Carbon Inverse Opal Macroporous Monolithic Structures as Electrodes for Na-ion and K-ion Batteries

Abstract

Highly ordered three-dimensionally structured carbon inverse opals (IOs) produced from sucrose are stable electrodes in sodium-ion and potassium-ion batteries. The walls of the ordered porous carbon structure contain short-range graphitic areas. The interconnected open-worked structure defines a conductive macroporous monolithic electrode that is easily wetted by electrolytes for Na-ion and K-ion systems.
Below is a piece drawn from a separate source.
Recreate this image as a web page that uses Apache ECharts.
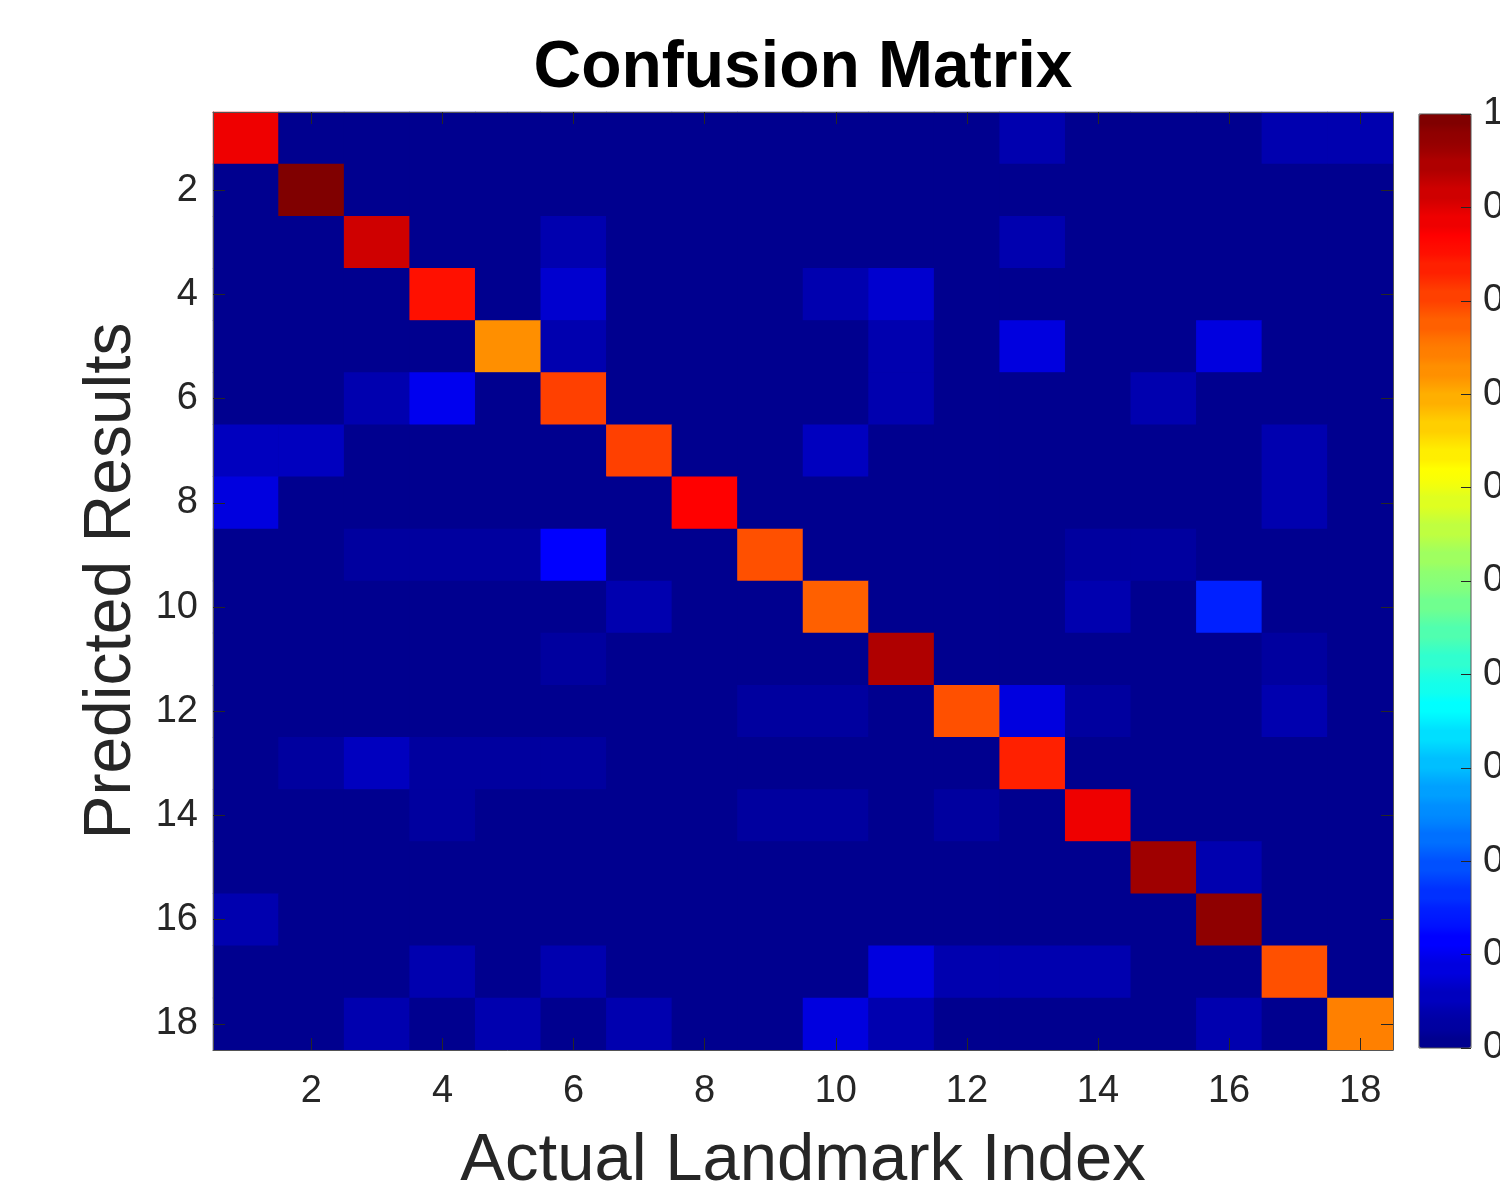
<!DOCTYPE html>
<html>
<head>
<meta charset="utf-8">
<title>Confusion Matrix</title>
<script src="https://cdn.jsdelivr.net/npm/echarts@6/dist/echarts.min.js"></script>
<style>
  html, body { margin: 0; padding: 0; background: #fff; }
  #chart { width: 1500px; height: 1191px; }
</style>
</head>
<body>
<div id="chart"></div>
<script>
// landmark indices 1..18 (actual = columns, predicted = rows)
const landmarks = ['1', '2', '3', '4', '5', '6', '7', '8', '9', '10', '11', '12', '13', '14', '15', '16', '17', '18'];

// correct predictions
const diagonal = [0.883, 0.99, 0.914, 0.852, 0.727, 0.805, 0.805, 0.867, 0.789, 0.773, 0.945, 0.789, 0.836, 0.883, 0.961, 0.977, 0.789, 0.742];

// off-diagonal confusions: [predicted row, actual column, value]
const confusions = [
    [1, 13, 0.039], [1, 17, 0.039], [1, 18, 0.039],
    [3, 6, 0.039], [3, 13, 0.039],
    [4, 6, 0.07], [4, 10, 0.039], [4, 11, 0.07],
    [5, 6, 0.039], [5, 11, 0.039], [5, 13, 0.086], [5, 16, 0.086],
    [6, 3, 0.039], [6, 4, 0.102], [6, 11, 0.039], [6, 15, 0.039],
    [7, 1, 0.055], [7, 2, 0.055], [7, 10, 0.055], [7, 17, 0.039],
    [8, 1, 0.09], [8, 17, 0.039],
    [9, 3, 0.025], [9, 4, 0.025], [9, 5, 0.025], [9, 6, 0.11], [9, 14, 0.025], [9, 15, 0.025],
    [10, 7, 0.039], [10, 14, 0.039], [10, 16, 0.148],
    [11, 6, 0.023], [11, 17, 0.023],
    [12, 9, 0.025], [12, 10, 0.025], [12, 13, 0.08], [12, 14, 0.025], [12, 17, 0.039],
    [13, 2, 0.02], [13, 3, 0.055], [13, 4, 0.025], [13, 5, 0.025], [13, 6, 0.025],
    [14, 4, 0.025], [14, 9, 0.025], [14, 10, 0.025], [14, 12, 0.02],
    [15, 16, 0.039],
    [16, 1, 0.039],
    [17, 4, 0.035], [17, 6, 0.035], [17, 11, 0.08], [17, 12, 0.039], [17, 13, 0.039], [17, 14, 0.039],
    [18, 3, 0.039], [18, 5, 0.039], [18, 7, 0.039], [18, 10, 0.08], [18, 11, 0.039], [18, 16, 0.039]
];

// colour bar ticks
const barTicks = [0, 0.1, 0.2, 0.3, 0.4, 0.5, 0.6, 0.7, 0.8, 0.9, 1];

// MATLAB-style jet colormap, each level repeated so the scale stays stepped
function jetColors(m, repeat) {
    const n = Math.ceil(m / 4);
    const u = [];
    for (let i = 1; i <= n; i++) u.push(i / n);
    for (let i = 1; i < n; i++) u.push(1);
    for (let i = n; i >= 1; i--) u.push(i / n);
    const g0 = Math.ceil(n / 2) - (m % 4 === 1 ? 1 : 0);
    const rgb = [];
    for (let k = 0; k < m; k++) rgb.push([0, 0, 0]);
    u.forEach(function (val, j) {
        const g = g0 + j + 1;
        const r = g + n;
        const b = g - n;
        if (g >= 1 && g <= m) rgb[g - 1][1] = val;
        if (r >= 1 && r <= m) rgb[r - 1][0] = val;
        if (b >= 1 && b <= m) rgb[b - 1][2] = val;
    });
    const out = [];
    rgb.forEach(function (c) {
        const s = 'rgb(' + c.map(v => Math.round(v * 255)).join(',') + ')';
        for (let i = 0; i < repeat; i++) out.push(s);
    });
    return out;
}

const jet = jetColors(64, 8);

// build the heatmap table [actual, predicted, value]
const cells = {};
landmarks.forEach(function (_, r) {
    landmarks.forEach(function (__, c) {
        cells[r + '_' + c] = r === c ? diagonal[r] : 0;
    });
});
confusions.forEach(function (item) {
    cells[(item[0] - 1) + '_' + (item[1] - 1)] = item[2];
});
const heatData = [];
landmarks.forEach(function (_, r) {
    landmarks.forEach(function (__, c) {
        heatData.push([c, r, cells[r + '_' + c]]);
    });
});

const textColor = '#262626';
const boxColor = '#555555';
const fontFamily = '"Liberation Sans", Arial, Helvetica, sans-serif';
const everyOther = function (idx) { return idx % 2 === 1; };

const chart = echarts.init(document.getElementById('chart'), null, { renderer: 'canvas' });

chart.setOption({
    animation: false,
    backgroundColor: '#ffffff',
    textStyle: { fontFamily: fontFamily },
    title: {
        text: 'Confusion Matrix',
        left: 803,
        top: 36,
        padding: 0,
        textAlign: 'center',
        textStyle: { fontSize: 66, fontWeight: 'bold', color: '#000000', fontFamily: fontFamily }
    },
    grid: [
        {
            left: 213, top: 112, width: 1180, height: 938, outerBoundsMode: 'none',
            show: true, backgroundColor: jet[0], borderWidth: 0
        },
        {
            left: 1419, top: 114, width: 52, height: 934, outerBoundsMode: 'none',
            show: true, z: 10, backgroundColor: 'transparent', borderColor: boxColor, borderWidth: 1
        }
    ],
    xAxis: [
        {
            type: 'category',
            data: landmarks,
            gridIndex: 0,
            position: 'bottom',
            name: 'Actual Landmark Index',
            nameLocation: 'middle',
            nameGap: 78,
            nameTextStyle: { fontSize: 67, color: textColor, fontFamily: fontFamily },
            axisLine: { show: true, lineStyle: { color: boxColor, width: 1 } },
            axisTick: { show: true, inside: true, length: 12, alignWithLabel: true, interval: everyOther, lineStyle: { color: textColor } },
            axisLabel: { interval: everyOther, margin: 23, fontSize: 38, color: textColor, fontFamily: fontFamily },
            splitLine: { show: false },
            splitArea: { show: false },
            z: 5
        },
        {
            type: 'category',
            data: landmarks,
            gridIndex: 0,
            position: 'top',
            axisLine: { show: true, lineStyle: { color: boxColor, width: 1 } },
            axisTick: { show: true, inside: true, length: 12, alignWithLabel: true, interval: everyOther, lineStyle: { color: textColor } },
            axisLabel: { show: false },
            splitLine: { show: false },
            z: 5
        },
        { type: 'value', gridIndex: 1, show: false, min: 0, max: 1 }
    ],
    yAxis: [
        {
            type: 'category',
            data: landmarks,
            gridIndex: 0,
            inverse: true,
            position: 'left',
            name: 'Predicted Results',
            nameLocation: 'middle',
            nameGap: 68,
            nameRotate: 90,
            nameTextStyle: { fontSize: 66, color: textColor, fontFamily: fontFamily },
            axisLine: { show: true, lineStyle: { color: boxColor, width: 1 } },
            axisTick: { show: true, inside: true, length: 12, alignWithLabel: true, interval: everyOther, lineStyle: { color: textColor } },
            axisLabel: { interval: everyOther, margin: 15, fontSize: 38, color: textColor, fontFamily: fontFamily },
            splitLine: { show: false },
            splitArea: { show: false },
            z: 5
        },
        {
            type: 'category',
            data: landmarks,
            gridIndex: 0,
            inverse: true,
            position: 'right',
            axisLine: { show: true, lineStyle: { color: boxColor, width: 1 } },
            axisTick: { show: true, inside: true, length: 12, alignWithLabel: true, interval: everyOther, lineStyle: { color: textColor } },
            axisLabel: { show: false },
            splitLine: { show: false },
            z: 5
        },
        {
            type: 'value',
            gridIndex: 1,
            position: 'right',
            min: barTicks[0],
            max: barTicks[barTicks.length - 1],
            interval: barTicks[1] - barTicks[0],
            axisLine: { show: false, onZero: false },
            axisTick: { show: true, inside: true, length: 10, lineStyle: { color: textColor, width: 1 } },
            axisLabel: { margin: 12, fontSize: 38, color: textColor, fontFamily: fontFamily },
            splitLine: { show: false },
            z: 20
        }
    ],
    visualMap: {
        type: 'continuous',
        min: 0,
        max: 1,
        seriesIndex: 0,
        dimension: 2,
        calculable: false,
        hoverLink: false,
        orient: 'vertical',
        left: 1419,
        top: 114,
        padding: 0,
        itemWidth: 52,
        itemHeight: 934,
        text: null,
        showLabel: false,
        z: 1,
        inRange: { color: jet }
    },
    series: [{
        name: 'Confusion',
        type: 'heatmap',
        xAxisIndex: 0,
        yAxisIndex: 0,
        data: heatData,
        itemStyle: { borderWidth: 0 },
        emphasis: { disabled: true },
        label: { show: false }
    }]
});
</script>
</body>
</html>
Electrochemical characterization in half-cells against Na metal electrodes reveals stable discharge capacities of 25 mAh g−1 at 35 mA g−1 and 40 mAh g−1 at 75 mA g−1 and 185 mA g−1. In K-ion half cells, the carbon IO delivers capacities of 32 mAh g−1 at 35 mA g−1 and ∼25 mAh g−1 at 75 mA g−1 and 185 mA g−1. The IOs demonstrate storage mechanisms involving both capacitive and diffusion-controlled processes. Comparison with non-templated carbon thin films highlights the superior capacity retention (72% for IO vs 58% for thin film) and cycling stability of the IO structure in Na-ion cells. Robust structural integrity against volume changes with larger ionic radius of potassium ions is maintained after 250 cycles in K-ion cells. The carbon IOs exhibit stable coulombic efficiency (>99%) in sodium-ion batteries and better coulombic efficiency during cycling compared to typical graphitic carbons.